The source of the selection is God himself. Paul quotes Gen. 25:33 from the  LXX.

         “It was said unto her”
         Literally: “It was said to her.”  By Jehovah God (see Gen. 25:23)–a case of a Theophany. 

“the elder shall serve the younger”
Literally:  “That the greatest shall serve the lesser.”–By the law of primogenitor among the Hebrews, the eldest son, which was Esau, he would have been entitled to peculiar honors and privileges. But it was said that in this case this custom should be reversed, and that he should take the rank of the younger. 

        SHALL SERVE: (Grk.–douleusei)–Shall be subject to; shall not have the authority and priority, but should be inferior. Jacob was to have the priority; the promised land; the promises; and the honor of being regarded as the chosen of God.
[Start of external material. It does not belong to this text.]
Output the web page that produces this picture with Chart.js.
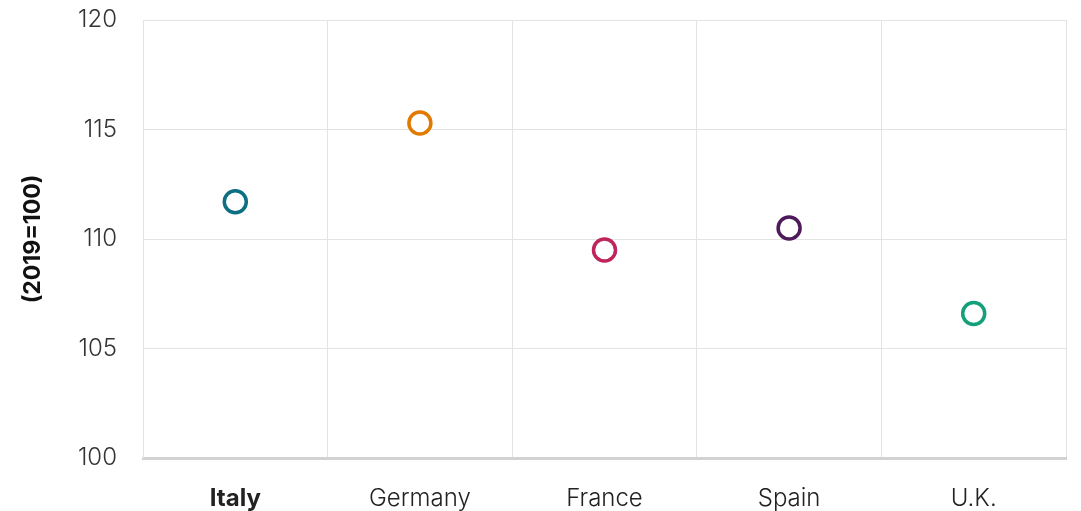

There was reference here, therefore, to the whole train of temporal and spiritual blessings which were to be connected with the two races of people.

         The passage in Gen. 25:23 shows that this had reference particularly to the posterity of Esau, and not to him as an individual. The sense is, that the descendants of Esau, who were Edomites, should be inferior to, and subject to the descendants of Jacob.
         These words, with those of Malachi, Jacob have I loved, and Esau have I hated, are cited by Paul to prove, according to their typical signification, that the purpose of God, according to election, does and will stand, not of works, but of Him that calls.